Short exercise: Count the lines below that contain the word "with" and give only that number.

Dataset extract:
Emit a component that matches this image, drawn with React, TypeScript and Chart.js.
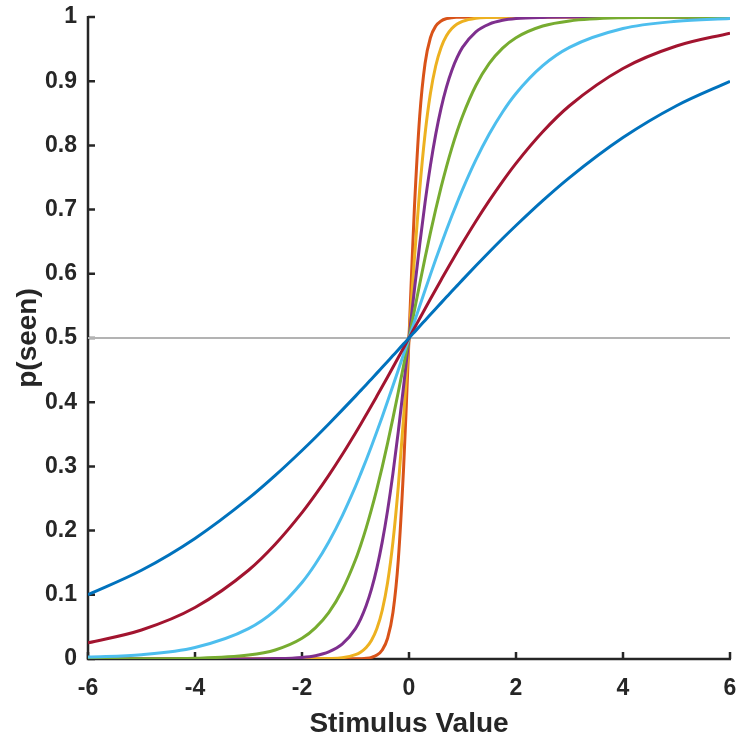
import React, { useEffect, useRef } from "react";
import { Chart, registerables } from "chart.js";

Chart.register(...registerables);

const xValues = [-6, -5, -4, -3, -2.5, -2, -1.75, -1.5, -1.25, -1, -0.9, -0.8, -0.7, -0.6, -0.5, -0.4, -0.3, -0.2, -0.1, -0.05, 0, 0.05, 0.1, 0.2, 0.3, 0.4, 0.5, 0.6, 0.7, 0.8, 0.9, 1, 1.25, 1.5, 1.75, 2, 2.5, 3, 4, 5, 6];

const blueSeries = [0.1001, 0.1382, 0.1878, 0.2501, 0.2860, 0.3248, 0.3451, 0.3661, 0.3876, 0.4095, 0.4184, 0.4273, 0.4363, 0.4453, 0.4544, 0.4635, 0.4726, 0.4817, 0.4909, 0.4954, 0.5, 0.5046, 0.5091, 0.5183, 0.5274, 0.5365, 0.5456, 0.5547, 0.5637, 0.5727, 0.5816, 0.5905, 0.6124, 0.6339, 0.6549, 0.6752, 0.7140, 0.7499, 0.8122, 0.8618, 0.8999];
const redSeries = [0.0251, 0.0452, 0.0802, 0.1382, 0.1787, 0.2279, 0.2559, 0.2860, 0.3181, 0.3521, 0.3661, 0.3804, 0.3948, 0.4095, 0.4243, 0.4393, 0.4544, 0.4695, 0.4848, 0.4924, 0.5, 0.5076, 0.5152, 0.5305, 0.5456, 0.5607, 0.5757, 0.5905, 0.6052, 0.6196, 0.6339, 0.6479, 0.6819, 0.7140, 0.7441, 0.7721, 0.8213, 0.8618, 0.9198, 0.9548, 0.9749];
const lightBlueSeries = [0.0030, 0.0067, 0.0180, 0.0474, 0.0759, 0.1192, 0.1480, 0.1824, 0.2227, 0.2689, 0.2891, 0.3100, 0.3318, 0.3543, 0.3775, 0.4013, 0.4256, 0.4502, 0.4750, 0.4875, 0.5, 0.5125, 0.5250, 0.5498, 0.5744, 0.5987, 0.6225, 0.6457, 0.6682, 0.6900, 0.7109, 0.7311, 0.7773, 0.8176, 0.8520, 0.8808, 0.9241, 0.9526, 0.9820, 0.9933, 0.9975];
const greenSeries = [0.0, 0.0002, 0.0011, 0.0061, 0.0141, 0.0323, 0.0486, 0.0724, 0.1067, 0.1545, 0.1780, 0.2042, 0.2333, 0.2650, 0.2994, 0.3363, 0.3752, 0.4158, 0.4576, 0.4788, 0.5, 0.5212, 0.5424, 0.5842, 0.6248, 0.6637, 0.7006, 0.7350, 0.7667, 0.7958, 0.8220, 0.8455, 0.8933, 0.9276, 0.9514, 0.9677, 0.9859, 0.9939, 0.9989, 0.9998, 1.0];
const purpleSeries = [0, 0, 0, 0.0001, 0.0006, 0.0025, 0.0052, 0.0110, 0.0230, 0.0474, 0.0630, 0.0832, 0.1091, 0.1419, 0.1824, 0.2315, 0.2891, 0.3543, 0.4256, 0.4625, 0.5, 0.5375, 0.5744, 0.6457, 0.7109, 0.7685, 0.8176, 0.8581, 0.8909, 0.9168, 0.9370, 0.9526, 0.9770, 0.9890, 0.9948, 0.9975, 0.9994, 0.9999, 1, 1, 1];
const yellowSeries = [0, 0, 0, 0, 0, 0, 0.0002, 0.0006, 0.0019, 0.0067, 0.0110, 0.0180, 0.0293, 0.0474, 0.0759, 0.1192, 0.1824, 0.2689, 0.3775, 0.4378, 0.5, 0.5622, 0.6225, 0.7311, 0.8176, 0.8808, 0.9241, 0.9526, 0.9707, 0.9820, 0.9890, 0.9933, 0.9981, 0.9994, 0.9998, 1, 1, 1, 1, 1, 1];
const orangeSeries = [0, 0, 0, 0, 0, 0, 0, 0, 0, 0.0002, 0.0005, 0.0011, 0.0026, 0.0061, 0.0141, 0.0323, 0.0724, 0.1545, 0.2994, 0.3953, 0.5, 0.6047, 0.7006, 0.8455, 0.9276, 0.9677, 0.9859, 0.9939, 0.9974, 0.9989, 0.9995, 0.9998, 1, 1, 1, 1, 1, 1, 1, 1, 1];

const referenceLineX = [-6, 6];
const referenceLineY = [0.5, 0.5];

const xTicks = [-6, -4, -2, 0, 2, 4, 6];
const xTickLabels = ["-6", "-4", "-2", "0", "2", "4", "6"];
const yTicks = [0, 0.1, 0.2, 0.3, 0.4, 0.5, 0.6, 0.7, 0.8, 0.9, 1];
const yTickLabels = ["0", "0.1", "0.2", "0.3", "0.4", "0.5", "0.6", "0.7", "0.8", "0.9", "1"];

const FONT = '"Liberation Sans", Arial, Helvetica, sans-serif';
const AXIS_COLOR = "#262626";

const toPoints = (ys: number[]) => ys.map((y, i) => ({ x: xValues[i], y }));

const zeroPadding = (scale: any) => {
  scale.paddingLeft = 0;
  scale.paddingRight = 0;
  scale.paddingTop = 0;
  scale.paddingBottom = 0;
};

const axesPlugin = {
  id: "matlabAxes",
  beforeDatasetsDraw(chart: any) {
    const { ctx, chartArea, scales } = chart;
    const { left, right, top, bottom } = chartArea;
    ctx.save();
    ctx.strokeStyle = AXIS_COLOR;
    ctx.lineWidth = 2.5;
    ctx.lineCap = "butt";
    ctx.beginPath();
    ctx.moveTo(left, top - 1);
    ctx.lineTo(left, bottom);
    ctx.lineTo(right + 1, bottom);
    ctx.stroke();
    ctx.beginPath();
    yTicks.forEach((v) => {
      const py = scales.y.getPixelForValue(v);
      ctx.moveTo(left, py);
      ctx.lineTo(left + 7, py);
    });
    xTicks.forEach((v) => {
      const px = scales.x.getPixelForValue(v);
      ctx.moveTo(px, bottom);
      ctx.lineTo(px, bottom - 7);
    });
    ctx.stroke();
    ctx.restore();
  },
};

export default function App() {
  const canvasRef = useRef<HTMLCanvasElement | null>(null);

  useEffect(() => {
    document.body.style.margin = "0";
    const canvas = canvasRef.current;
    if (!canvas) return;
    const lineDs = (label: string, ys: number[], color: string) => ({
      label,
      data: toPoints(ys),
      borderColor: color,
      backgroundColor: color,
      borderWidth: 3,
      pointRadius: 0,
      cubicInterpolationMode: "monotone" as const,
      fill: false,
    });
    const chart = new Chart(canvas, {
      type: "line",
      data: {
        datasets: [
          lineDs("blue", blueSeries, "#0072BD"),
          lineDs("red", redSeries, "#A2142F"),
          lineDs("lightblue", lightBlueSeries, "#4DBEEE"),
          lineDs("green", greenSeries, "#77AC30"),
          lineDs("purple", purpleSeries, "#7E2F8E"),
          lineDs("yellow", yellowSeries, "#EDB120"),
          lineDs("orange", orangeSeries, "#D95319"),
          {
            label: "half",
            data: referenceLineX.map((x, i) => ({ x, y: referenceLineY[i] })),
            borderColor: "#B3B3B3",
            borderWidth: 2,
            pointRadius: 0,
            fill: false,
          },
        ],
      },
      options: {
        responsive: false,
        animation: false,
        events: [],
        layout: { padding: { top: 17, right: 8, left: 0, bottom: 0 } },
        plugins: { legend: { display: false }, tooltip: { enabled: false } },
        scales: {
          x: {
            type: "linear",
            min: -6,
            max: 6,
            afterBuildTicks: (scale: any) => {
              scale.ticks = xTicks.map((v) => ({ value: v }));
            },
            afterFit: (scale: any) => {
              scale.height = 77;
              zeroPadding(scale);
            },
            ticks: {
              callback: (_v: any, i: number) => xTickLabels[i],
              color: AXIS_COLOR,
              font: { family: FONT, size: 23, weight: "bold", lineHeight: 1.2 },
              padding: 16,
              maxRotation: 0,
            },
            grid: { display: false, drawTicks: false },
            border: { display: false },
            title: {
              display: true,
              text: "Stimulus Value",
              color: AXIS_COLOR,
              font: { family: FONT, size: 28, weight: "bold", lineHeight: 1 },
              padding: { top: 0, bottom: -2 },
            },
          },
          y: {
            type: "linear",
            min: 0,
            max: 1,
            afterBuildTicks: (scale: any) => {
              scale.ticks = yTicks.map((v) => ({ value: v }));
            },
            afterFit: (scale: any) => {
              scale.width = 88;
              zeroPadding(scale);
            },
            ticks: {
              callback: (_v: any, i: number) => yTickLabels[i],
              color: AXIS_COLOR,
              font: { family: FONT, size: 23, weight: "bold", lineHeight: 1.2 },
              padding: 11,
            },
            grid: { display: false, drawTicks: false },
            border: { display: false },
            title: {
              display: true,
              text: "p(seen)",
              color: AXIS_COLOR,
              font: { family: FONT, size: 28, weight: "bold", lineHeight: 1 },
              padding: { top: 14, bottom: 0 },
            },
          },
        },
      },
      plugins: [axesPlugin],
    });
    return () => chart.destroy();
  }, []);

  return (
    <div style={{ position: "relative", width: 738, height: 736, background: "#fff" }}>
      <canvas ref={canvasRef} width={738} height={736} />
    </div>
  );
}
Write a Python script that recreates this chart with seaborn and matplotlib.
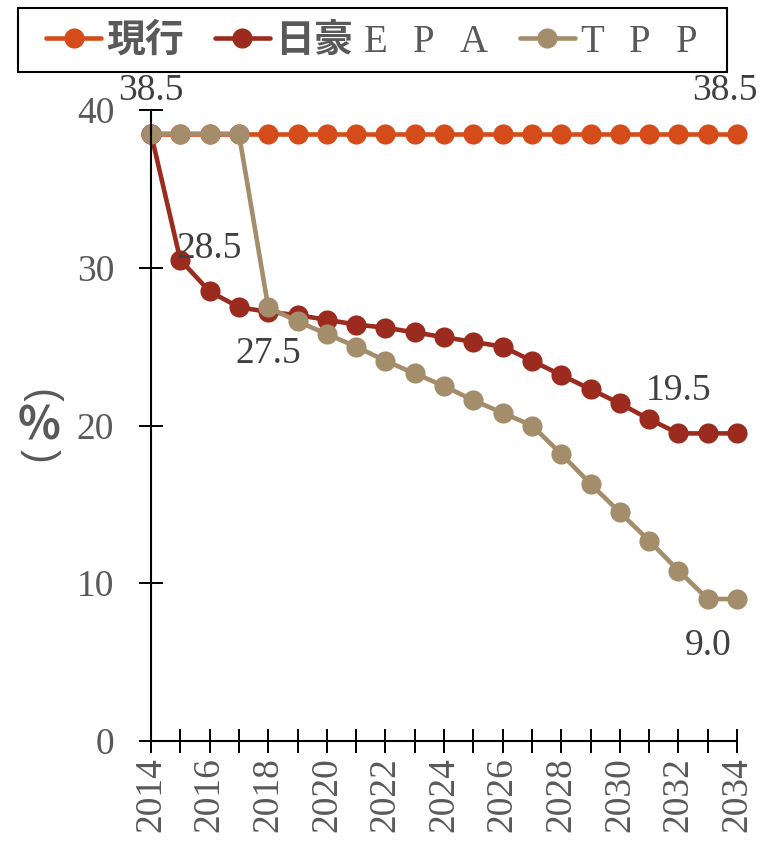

Solution to this task: 2